◆ **WHAT YOU NEED TO DO**: All lines from the beginning of the listing through the line with "fig = plt.figure(figsize=(12.8, 7.2), dpi=100)" are to be copied word for word; the pictures are not.

BEGIN PROVIDED MATERIAL

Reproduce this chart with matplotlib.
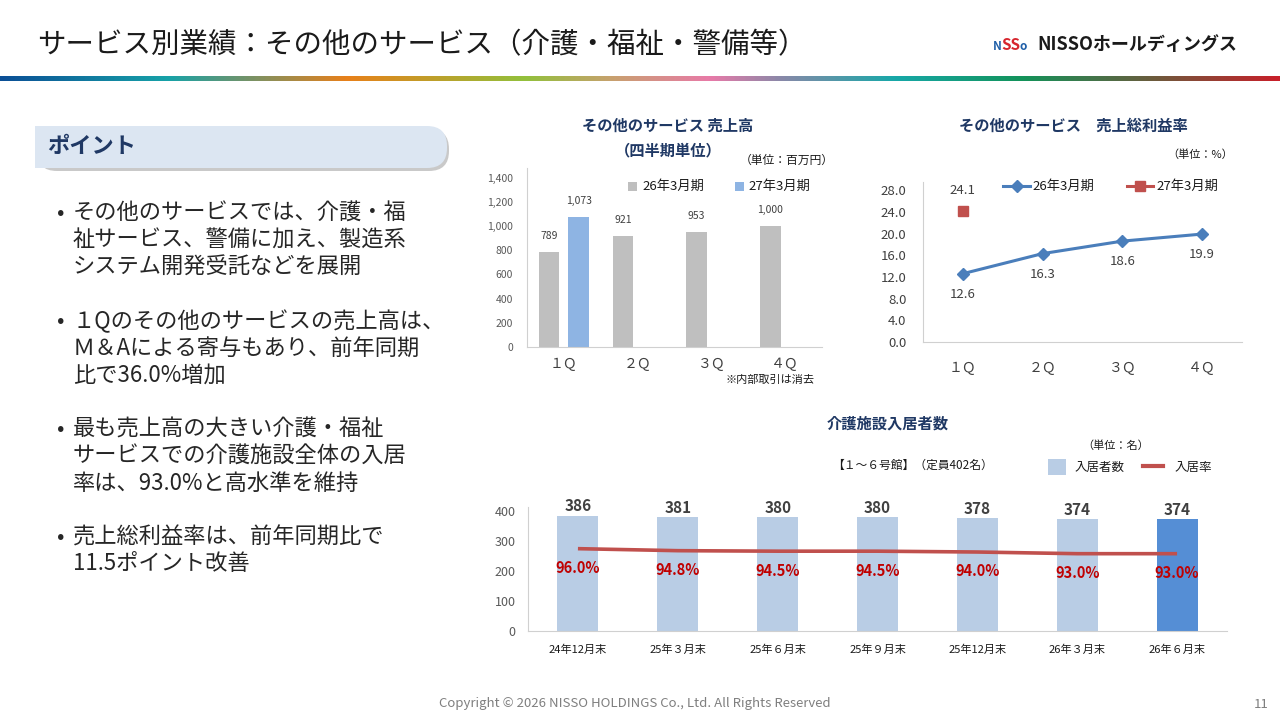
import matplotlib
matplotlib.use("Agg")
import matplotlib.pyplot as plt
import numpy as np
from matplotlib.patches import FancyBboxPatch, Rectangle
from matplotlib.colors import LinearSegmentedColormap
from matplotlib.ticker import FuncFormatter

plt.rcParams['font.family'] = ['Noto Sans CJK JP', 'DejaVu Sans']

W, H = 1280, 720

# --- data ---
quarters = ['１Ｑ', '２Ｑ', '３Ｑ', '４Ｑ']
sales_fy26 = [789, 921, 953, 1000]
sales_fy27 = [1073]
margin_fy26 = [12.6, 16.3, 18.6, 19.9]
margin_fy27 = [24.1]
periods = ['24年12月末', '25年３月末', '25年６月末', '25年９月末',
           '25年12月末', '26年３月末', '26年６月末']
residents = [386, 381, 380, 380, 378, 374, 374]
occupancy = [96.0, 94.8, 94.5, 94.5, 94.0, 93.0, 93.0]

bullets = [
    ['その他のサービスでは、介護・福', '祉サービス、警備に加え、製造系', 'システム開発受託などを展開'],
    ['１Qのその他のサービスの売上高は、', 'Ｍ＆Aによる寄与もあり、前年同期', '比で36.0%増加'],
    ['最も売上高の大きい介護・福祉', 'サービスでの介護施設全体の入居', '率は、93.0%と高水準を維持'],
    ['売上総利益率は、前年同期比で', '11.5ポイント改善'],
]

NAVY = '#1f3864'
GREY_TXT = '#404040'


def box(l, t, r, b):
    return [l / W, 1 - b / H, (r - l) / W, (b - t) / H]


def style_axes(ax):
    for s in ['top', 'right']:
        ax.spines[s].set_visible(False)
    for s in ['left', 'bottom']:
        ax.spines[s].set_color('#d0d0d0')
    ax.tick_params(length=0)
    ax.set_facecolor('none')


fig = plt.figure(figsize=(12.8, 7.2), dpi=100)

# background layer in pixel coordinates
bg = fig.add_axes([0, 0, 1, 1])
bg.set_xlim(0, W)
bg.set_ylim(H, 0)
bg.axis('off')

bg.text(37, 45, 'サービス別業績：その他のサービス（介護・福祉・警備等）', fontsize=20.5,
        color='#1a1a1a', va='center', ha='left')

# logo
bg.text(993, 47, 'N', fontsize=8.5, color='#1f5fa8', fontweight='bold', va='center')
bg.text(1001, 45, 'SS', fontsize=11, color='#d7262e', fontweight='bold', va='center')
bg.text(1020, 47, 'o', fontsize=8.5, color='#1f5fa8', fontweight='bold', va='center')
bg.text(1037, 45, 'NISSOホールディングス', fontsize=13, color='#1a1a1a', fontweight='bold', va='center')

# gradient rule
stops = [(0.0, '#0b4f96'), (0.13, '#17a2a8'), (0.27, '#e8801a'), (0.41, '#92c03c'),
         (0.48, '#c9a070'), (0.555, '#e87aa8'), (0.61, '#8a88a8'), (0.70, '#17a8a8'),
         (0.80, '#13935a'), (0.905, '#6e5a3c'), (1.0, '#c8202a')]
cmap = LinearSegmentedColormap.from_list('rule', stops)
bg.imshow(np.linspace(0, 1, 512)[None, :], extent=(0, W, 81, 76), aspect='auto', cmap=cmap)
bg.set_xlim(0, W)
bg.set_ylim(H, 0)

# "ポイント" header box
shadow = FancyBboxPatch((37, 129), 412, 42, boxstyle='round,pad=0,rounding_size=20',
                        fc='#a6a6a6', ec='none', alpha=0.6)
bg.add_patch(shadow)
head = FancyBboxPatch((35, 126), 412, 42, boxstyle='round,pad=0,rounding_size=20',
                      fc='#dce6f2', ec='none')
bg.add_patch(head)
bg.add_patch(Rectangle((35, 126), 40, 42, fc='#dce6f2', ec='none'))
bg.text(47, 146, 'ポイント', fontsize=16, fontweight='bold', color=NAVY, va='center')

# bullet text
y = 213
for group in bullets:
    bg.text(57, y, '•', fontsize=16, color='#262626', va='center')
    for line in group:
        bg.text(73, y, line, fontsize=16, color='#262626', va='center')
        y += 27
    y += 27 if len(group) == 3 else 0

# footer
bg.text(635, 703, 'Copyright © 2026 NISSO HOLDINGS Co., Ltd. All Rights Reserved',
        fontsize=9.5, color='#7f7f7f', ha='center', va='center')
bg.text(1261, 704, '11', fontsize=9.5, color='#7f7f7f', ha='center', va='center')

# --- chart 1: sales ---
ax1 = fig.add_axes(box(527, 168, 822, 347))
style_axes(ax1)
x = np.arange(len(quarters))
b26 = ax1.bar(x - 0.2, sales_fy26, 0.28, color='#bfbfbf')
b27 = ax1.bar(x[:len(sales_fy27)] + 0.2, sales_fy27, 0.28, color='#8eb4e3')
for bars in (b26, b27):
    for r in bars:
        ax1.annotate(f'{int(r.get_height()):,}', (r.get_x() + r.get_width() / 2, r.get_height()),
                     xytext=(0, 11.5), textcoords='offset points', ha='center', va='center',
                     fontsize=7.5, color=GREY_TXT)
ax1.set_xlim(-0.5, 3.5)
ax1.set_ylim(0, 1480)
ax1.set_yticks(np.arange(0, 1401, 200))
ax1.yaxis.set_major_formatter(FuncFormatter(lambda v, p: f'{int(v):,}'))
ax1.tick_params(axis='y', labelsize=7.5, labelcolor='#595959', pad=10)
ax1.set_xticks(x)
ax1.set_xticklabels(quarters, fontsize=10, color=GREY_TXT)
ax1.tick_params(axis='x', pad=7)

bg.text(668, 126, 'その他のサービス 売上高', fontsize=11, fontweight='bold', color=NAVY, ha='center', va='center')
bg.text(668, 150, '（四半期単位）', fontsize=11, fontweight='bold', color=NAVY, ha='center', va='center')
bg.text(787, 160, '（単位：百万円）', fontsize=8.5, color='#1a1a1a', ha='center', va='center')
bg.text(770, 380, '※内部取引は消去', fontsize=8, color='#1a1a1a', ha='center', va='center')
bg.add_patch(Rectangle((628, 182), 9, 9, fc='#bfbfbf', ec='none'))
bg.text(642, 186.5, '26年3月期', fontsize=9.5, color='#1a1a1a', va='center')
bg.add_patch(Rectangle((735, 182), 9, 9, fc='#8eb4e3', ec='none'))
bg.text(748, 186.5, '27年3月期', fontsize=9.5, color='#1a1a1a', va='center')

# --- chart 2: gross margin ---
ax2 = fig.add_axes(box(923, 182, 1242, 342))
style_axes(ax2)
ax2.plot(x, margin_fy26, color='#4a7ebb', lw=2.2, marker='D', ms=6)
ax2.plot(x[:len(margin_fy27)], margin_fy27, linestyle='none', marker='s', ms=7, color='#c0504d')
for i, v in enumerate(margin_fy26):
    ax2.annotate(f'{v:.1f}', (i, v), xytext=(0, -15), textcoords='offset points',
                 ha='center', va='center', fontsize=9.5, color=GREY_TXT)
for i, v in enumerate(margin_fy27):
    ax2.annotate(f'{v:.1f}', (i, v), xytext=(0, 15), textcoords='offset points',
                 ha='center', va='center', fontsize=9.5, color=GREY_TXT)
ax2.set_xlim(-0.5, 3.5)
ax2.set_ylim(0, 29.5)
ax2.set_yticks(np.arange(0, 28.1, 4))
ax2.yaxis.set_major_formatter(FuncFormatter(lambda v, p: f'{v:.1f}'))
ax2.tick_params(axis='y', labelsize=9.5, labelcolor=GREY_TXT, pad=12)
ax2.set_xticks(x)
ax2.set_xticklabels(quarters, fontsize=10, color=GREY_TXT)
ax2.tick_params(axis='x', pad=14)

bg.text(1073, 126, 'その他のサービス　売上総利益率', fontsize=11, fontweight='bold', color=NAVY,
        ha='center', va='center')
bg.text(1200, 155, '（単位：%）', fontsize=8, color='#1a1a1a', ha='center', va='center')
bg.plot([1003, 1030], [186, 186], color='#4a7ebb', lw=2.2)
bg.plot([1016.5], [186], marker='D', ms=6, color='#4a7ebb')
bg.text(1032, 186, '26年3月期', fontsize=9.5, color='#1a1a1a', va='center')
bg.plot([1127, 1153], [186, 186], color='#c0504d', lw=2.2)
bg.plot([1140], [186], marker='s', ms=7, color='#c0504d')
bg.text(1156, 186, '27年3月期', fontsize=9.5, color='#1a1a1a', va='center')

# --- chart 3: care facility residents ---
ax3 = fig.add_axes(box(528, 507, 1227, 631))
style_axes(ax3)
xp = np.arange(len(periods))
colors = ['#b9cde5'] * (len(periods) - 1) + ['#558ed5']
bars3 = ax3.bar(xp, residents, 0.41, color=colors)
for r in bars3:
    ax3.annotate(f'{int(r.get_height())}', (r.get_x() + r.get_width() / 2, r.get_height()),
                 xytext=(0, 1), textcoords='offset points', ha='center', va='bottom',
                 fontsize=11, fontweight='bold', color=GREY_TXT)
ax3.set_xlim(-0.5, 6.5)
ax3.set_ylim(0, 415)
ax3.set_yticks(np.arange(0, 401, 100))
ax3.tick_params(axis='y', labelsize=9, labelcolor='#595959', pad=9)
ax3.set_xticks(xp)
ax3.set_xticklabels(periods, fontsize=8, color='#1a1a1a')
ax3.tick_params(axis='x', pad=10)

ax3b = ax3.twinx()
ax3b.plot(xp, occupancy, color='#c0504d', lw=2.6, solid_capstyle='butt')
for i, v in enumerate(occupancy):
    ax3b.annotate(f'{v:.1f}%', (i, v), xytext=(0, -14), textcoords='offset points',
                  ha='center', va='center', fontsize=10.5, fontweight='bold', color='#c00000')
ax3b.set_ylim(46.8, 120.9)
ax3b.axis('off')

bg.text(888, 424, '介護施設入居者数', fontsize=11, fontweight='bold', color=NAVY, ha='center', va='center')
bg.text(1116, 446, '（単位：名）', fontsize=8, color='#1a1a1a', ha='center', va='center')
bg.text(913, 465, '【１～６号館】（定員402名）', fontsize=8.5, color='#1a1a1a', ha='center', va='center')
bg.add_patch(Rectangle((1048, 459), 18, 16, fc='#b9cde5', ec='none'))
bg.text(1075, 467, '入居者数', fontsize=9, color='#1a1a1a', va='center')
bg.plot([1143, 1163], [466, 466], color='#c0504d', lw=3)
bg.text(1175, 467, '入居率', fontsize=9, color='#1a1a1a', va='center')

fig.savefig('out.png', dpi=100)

END PROVIDED MATERIAL

◆ **CORRECT ANSWER**:
Reproduce this chart with matplotlib.
import matplotlib
matplotlib.use("Agg")
import matplotlib.pyplot as plt
import numpy as np
from matplotlib.patches import FancyBboxPatch, Rectangle
from matplotlib.colors import LinearSegmentedColormap
from matplotlib.ticker import FuncFormatter

plt.rcParams['font.family'] = ['Noto Sans CJK JP', 'DejaVu Sans']

W, H = 1280, 720

# --- data ---
quarters = ['１Ｑ', '２Ｑ', '３Ｑ', '４Ｑ']
sales_fy26 = [789, 921, 953, 1000]
sales_fy27 = [1073]
margin_fy26 = [12.6, 16.3, 18.6, 19.9]
margin_fy27 = [24.1]
periods = ['24年12月末', '25年３月末', '25年６月末', '25年９月末',
           '25年12月末', '26年３月末', '26年６月末']
residents = [386, 381, 380, 380, 378, 374, 374]
occupancy = [96.0, 94.8, 94.5, 94.5, 94.0, 93.0, 93.0]

bullets = [
    ['その他のサービスでは、介護・福', '祉サービス、警備に加え、製造系', 'システム開発受託などを展開'],
    ['１Qのその他のサービスの売上高は、', 'Ｍ＆Aによる寄与もあり、前年同期', '比で36.0%増加'],
    ['最も売上高の大きい介護・福祉', 'サービスでの介護施設全体の入居', '率は、93.0%と高水準を維持'],
    ['売上総利益率は、前年同期比で', '11.5ポイント改善'],
]

NAVY = '#1f3864'
GREY_TXT = '#404040'


def box(l, t, r, b):
    return [l / W, 1 - b / H, (r - l) / W, (b - t) / H]


def style_axes(ax):
    for s in ['top', 'right']:
        ax.spines[s].set_visible(False)
    for s in ['left', 'bottom']:
        ax.spines[s].set_color('#d0d0d0')
    ax.tick_params(length=0)
    ax.set_facecolor('none')


fig = plt.figure(figsize=(12.8, 7.2), dpi=100)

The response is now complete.